Demeure, à la lecture de cette page d’Évangile, une impression étrange : comme si tout avait été court-circuité. Comment croire que ces travailleurs ont brutalement tout laissé tomber, non seulement leur travail et leurs outils de travail, mais même « leur père », sans regarder en arrière, sans demander un peu de temps pour « se retourner » Luc, dans son récit, ménage des étapes : Jésus a parlé aux foules, a guéri un possédé, est entré chez Simon pour manger, a guéri sa belle-mère. Le soir, il y à eu des guérisons collectives. Rien de tout cela chez Marc. Sur une simple parole d’un étranger de passage, les quatre ont tout quitté. Que s’est-il passé au juste ? Personnellement, je crois qu’il s’agit d’une construction littéraire de l’évangéliste. Comme s’il voulait nous dire que leur réponse ne vient pas d’eux. Jean, d’ailleurs, mettra par deux fois dans la bouche de Jésus cette réflexion : « Nul ne peut venir à moi si le Père qui m’a envoyé ne l’attire ». Ils n’ont rien calculé, ils n’ont pas pris le temps d’envisager le pour et le contre. Ils ont simplement cédé à une attraction quasi-irrésistible. L’attraction de Celui qui est l’Amour. Instinctivement ? Oui certes, mais en pleine liberté, cependant. Et cet appel de Dieu s’est révélé, à l’expérience, pleinement libérateur. Les gens ont sans doute pensé qu’ils étaient un peu fous, de se lier ainsi à un inconnu. Enchaînés ? Non, mais, à l’usage, libérés. Libérés de leur passé. Marchant vers un avenir qui s’ouvre à eux, encore plein d’inconnu, mais plein d’une promesse de vie. Comme Abraham qui part sur une simple parole entendue un jour : « Quitte ton pays ». Comme Marie répondant à l’envoyé de Dieu : « Je suis la servante du Seigneur ». Elle ne sait pas où ça va la mener, et pourtant elle s’ouvre à l’avenir inouï que lui promet l’ange Gabriel.

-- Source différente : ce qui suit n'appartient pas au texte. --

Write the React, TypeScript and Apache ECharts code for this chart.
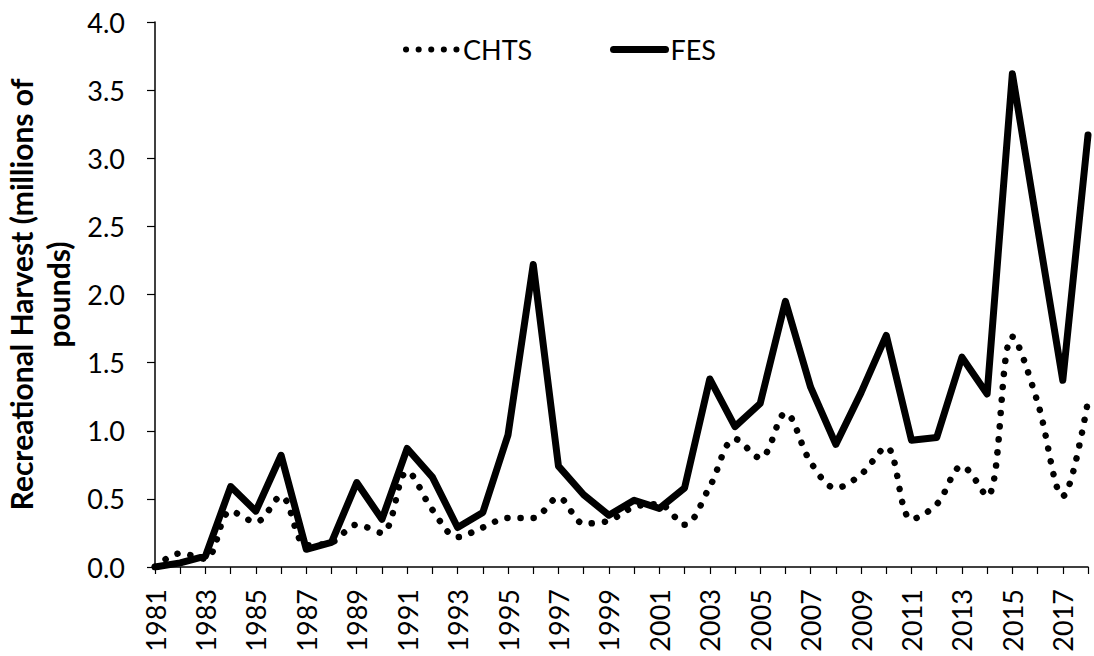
import React, { useEffect, useRef } from "react";
import * as echarts from "echarts";

const years: string[] = [
  "1981","1982","1983","1984","1985","1986","1987","1988","1989","1990",
  "1991","1992","1993","1994","1995","1996","1997","1998","1999","2000",
  "2001","2002","2003","2004","2005","2006","2007","2008","2009","2010",
  "2011","2012","2013","2014","2015","2016","2017","2018",
];

const chts: number[] = [
  0.0, 0.1, 0.06, 0.41, 0.33, 0.52, 0.16, 0.18, 0.31, 0.25,
  0.7, 0.42, 0.22, 0.29, 0.36, 0.36, 0.51, 0.32, 0.34, 0.44,
  0.46, 0.31, 0.59, 0.94, 0.8, 1.13, 0.77, 0.58, 0.68, 0.88,
  0.35, 0.46, 0.74, 0.52, 1.69, 1.21, 0.52, 1.22,
];

const fes: number[] = [
  0.0, 0.03, 0.08, 0.59, 0.41, 0.82, 0.13, 0.18, 0.62, 0.35,
  0.87, 0.66, 0.29, 0.4, 0.97, 2.22, 0.74, 0.53, 0.38, 0.49,
  0.43, 0.58, 1.38, 1.03, 1.2, 1.95, 1.32, 0.9, 1.28, 1.7,
  0.93, 0.95, 1.54, 1.27, 3.62, 2.49, 1.37, 3.17,
];

const yTicks = { min: 0, max: 4, interval: 0.5 };

const FONT = "Lato, 'Open Sans', sans-serif";
const FS = 27;

export default function App() {
  const ref = useRef<HTMLDivElement>(null);
  useEffect(() => {
    document.body.style.margin = "0";
    if (!ref.current) return;
    const chart = echarts.init(ref.current, undefined, { renderer: "svg" });
    const legendCommon = {
      top: 31,
      itemWidth: 52,
      itemHeight: 14,
      itemStyle: { opacity: 0 },
      textStyle: { fontFamily: FONT, fontSize: FS, color: "#000", padding: [0, 0, 0, 0] },
    };
    chart.setOption({
      animation: false,
      backgroundColor: "#ffffff",
      textStyle: { fontFamily: FONT },
      legend: [
        {
          ...legendCommon,
          left: 398,
          data: ["CHTS"],
          lineStyle: { color: "#000", width: 6, type: [0.1, 12.5], cap: "round" },
        },
        {
          ...legendCommon,
          left: 605,
          data: ["FES"],
          lineStyle: { color: "#000", width: 7, cap: "round" },
        },
      ],
      grid: {
        left: 155,
        right: 6,
        top: 22,
        bottom: 89,
        containLabel: false,
        outerBoundsMode: "none",
      },
      xAxis: {
        type: "category",
        data: years,
        boundaryGap: false,
        axisLine: { lineStyle: { color: "#000", width: 1.5 } },
        axisTick: { show: true, interval: 0, length: 7, lineStyle: { color: "#000", width: 1.2 } },
        axisLabel: {
          interval: 1,
          rotate: 90,
          margin: 22,
          color: "#000",
          fontSize: FS,
          fontFamily: FONT,
        },
        splitLine: { show: false },
      },
      yAxis: {
        type: "value",
        min: yTicks.min,
        max: yTicks.max,
        interval: yTicks.interval,
        name: "Recreational Harvest (millions of\npounds)",
        nameLocation: "middle",
        nameGap: 79,
        nameRotate: 90,
        nameTextStyle: {
          fontFamily: FONT,
          fontSize: 30,
          fontWeight: "bold",
          color: "#000",
          lineHeight: 37,
        },
        axisLine: { show: true, lineStyle: { color: "#000", width: 1.5 } },
        axisTick: { show: true, length: 8, lineStyle: { color: "#000", width: 1.2 } },
        axisLabel: {
          color: "#000",
          fontSize: FS,
          fontFamily: FONT,
          margin: 30,
          formatter: (v: number) => v.toFixed(1),
        },
        splitLine: { show: false },
      },
      series: [
        {
          name: "CHTS",
          type: "line",
          data: chts,
          smooth: 0.35,
          symbol: "none",
          lineStyle: { color: "#000", width: 6.5, type: [0.1, 13], cap: "round" },
          itemStyle: { color: "#000" },
          z: 2,
        },
        {
          name: "FES",
          type: "line",
          data: fes,
          symbol: "none",
          lineStyle: { color: "#000", width: 7, cap: "round", join: "round" },
          itemStyle: { color: "#000" },
          z: 3,
        },
      ],
    });
    return () => chart.dispose();
  }, []);
  return <div ref={ref} style={{ width: 1094, height: 656 }} />;
}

Il en va ainsi de toute « conversion » véritable. Encore une fois, ne n’est pas un simple retournement passager, une rectification de quelques manières d’être. C’est une démarche entreprise un jour et qui n’est jamais terminée. Simon-Pierre et André, Jacques et Jean n’en étaient ce jour-là qu’à un commencement. Ils ne savaient pas ce qui les attendait sur les routes de cette aventure. Finalement, un jour, ils se rendront compte qu’un Autre les a menés « là où ils ne voulaient pas aller », certes, de leur plein gré, mais en définitive à la réussite de leur existence, dans une générosité féconde.